→ **MATERIAL**

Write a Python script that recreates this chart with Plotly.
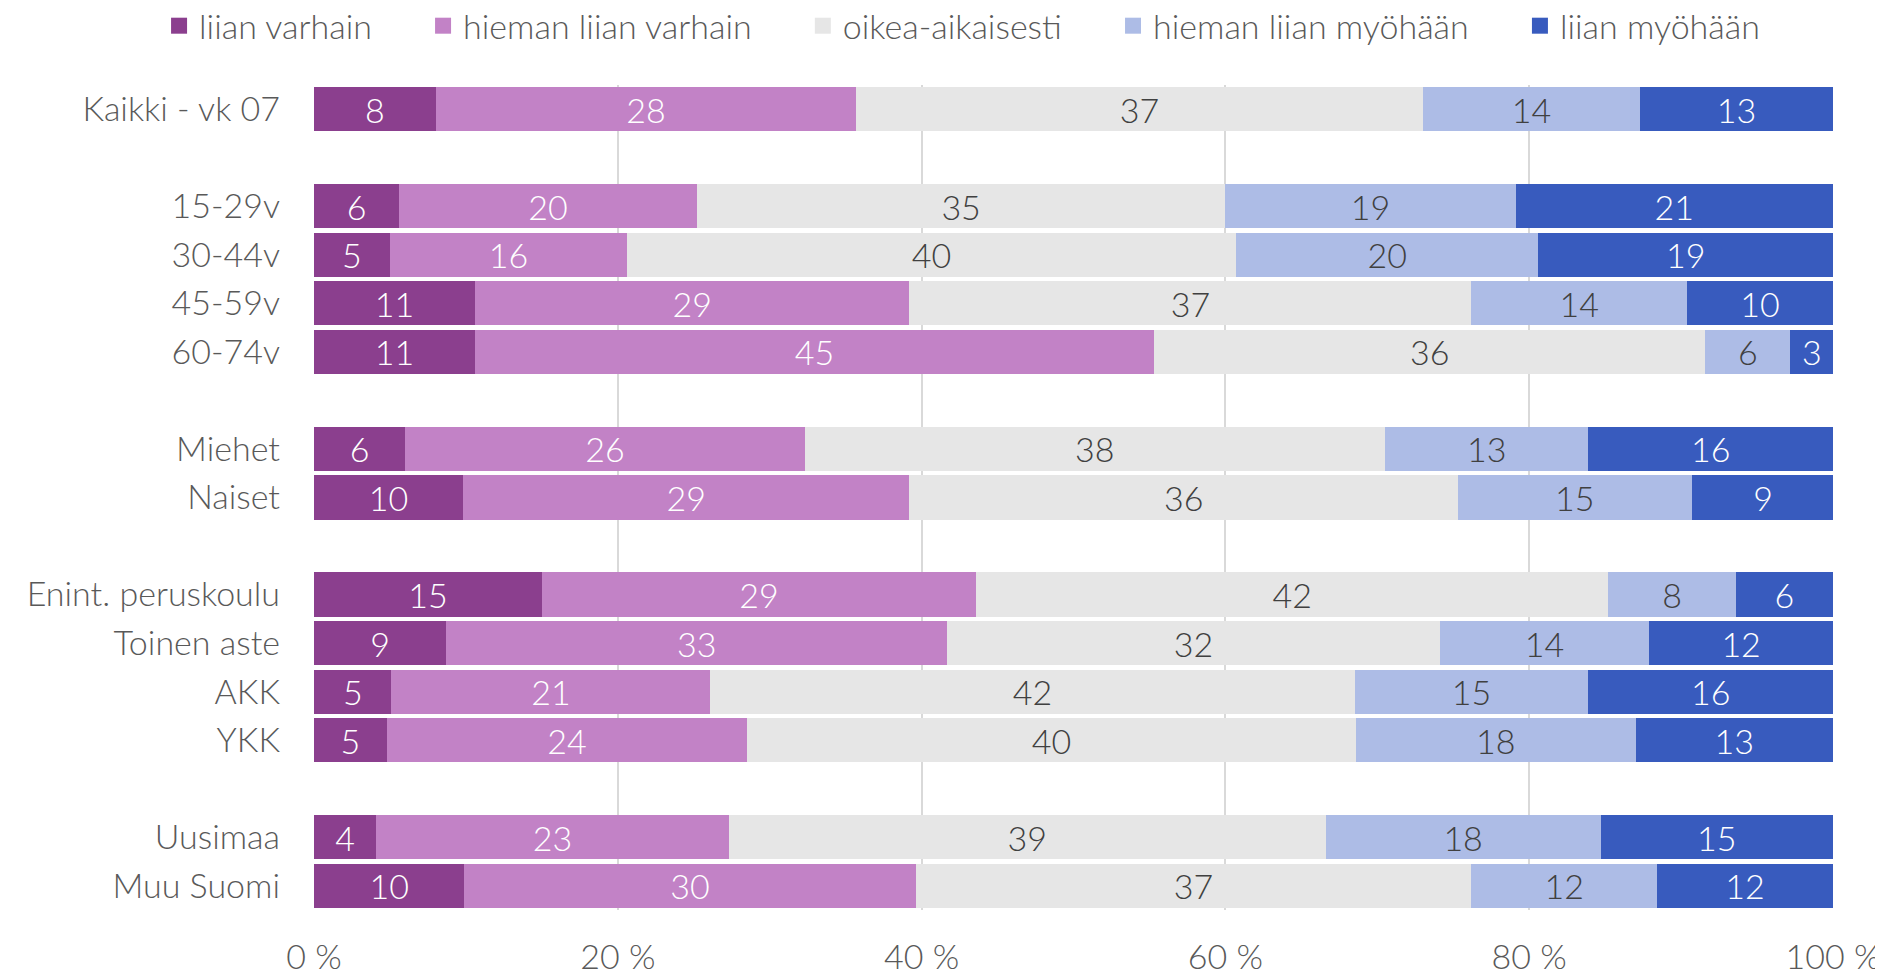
import plotly.graph_objects as go

# rows top to bottom; blank strings are the spacer rows between groups
rows = ["Kaikki - vk 07", " ",
        "15-29v", "30-44v", "45-59v", "60-74v", "  ",
        "Miehet", "Naiset", "   ",
        "Enint. peruskoulu", "Toinen aste", "AKK", "YKK", "    ",
        "Uusimaa", "Muu Suomi"]

groups = ["Kaikki - vk 07", "15-29v", "30-44v", "45-59v", "60-74v",
          "Miehet", "Naiset", "Enint. peruskoulu", "Toinen aste", "AKK", "YKK",
          "Uusimaa", "Muu Suomi"]

liian_varhain = [8.0, 5.6, 5.0, 10.6, 10.6, 6.0, 9.8, 15.0, 8.7, 5.1, 4.8, 4.1, 9.9]
hieman_liian_varhain = [27.7, 19.6, 15.6, 28.6, 44.7, 26.3, 29.4, 28.6, 33.0, 21.0, 23.7, 23.2, 29.7]
oikea_aikaisesti = [37.3, 34.8, 40.1, 37.0, 36.3, 38.2, 36.1, 41.6, 32.4, 42.4, 40.1, 39.3, 36.6]
hieman_liian_myohaan = [14.3, 19.1, 19.9, 14.2, 5.6, 13.4, 15.4, 8.4, 13.8, 15.4, 18.4, 18.1, 12.2]
liian_myohaan = [12.7, 20.9, 19.4, 9.6, 2.8, 16.1, 9.4, 6.4, 12.1, 16.1, 13.0, 15.3, 11.6]

series = [
    ("liian varhain", liian_varhain, "#8B3F8E", "white"),
    ("hieman liian varhain", hieman_liian_varhain, "#C282C6", "white"),
    ("oikea-aikaisesti", oikea_aikaisesti, "#E6E6E6", "#404040"),
    ("hieman liian myöhään", hieman_liian_myohaan, "#ADBCE6", "#404040"),
    ("liian myöhään", liian_myohaan, "#385BBE", "white"),
]

font_family = "Lato, Carlito, sans-serif"
fsize = 34
pad = "\u00a0" * 5  # extra room between legend entries

fig = go.Figure()
for name, vals, color, txtcol in series:
    fig.add_trace(go.Bar(
        y=groups, x=vals, name=name, orientation="h",
        marker=dict(color=color, line=dict(width=0)),
        texttemplate="%{x:.0f}", textposition="inside",
        insidetextanchor="middle", textangle=0, constraintext="none",
        textfont=dict(color=txtcol, size=fsize, family=font_family, weight=300),
        hovertemplate=name + ": %{x}<extra></extra>",
        showlegend=False,
    ))

# legend-only entries, to get larger square swatches
for i, (name, vals, color, txtcol) in enumerate(series):
    fig.add_trace(go.Scatter(
        x=[None], y=[None], mode="markers", name=name + (pad if i < 4 else ""),
        marker=dict(symbol="square", size=16, color=color),
        hoverinfo="skip",
    ))

fig.update_layout(
    barmode="stack",
    bargap=0.09,
    width=1875, height=967,
    paper_bgcolor="white", plot_bgcolor="white",
    margin=dict(l=306, r=50, t=77, b=65, autoexpand=False),
    font=dict(family=font_family, size=fsize, color="#595959", weight=300),
    legend=dict(
        orientation="h", x=-0.102, xanchor="left",
        y=1.0714, yanchor="middle",
        font=dict(size=fsize, color="#595959", weight=300),
        traceorder="normal", itemwidth=30,
    ),
    xaxis=dict(
        range=[0, 100], tickvals=[0, 20, 40, 60, 80, 100],
        ticktext=["0 %", "20 %", "40 %", "60 %", "80 %", "100 %"],
        showgrid=True, gridcolor="#D9D9D9", gridwidth=1.5,
        zeroline=False, showline=False, ticks="",
        ticklabelstandoff=24, automargin=False,
        tickfont=dict(size=fsize, color="#595959", weight=300),
    ),
    yaxis=dict(
        categoryorder="array", categoryarray=rows,
        range=[len(rows) - 0.5, -0.5],
        ticks="", showgrid=False, zeroline=False,
        ticklabelstandoff=33, automargin=False,
        tickfont=dict(size=fsize, color="#595959", weight=300),
    ),
)

fig.write_html("out.html")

→ **EXERCISE OBJECTIVE**
Only the lines from the top of the data through the line with "import plotly.graph_objects as go" should be quoted, exactly and with both ends kept; skip the pictures.

→ **EXERCISE SOLUTION**
Write a Python script that recreates this chart with Plotly.
import plotly.graph_objects as go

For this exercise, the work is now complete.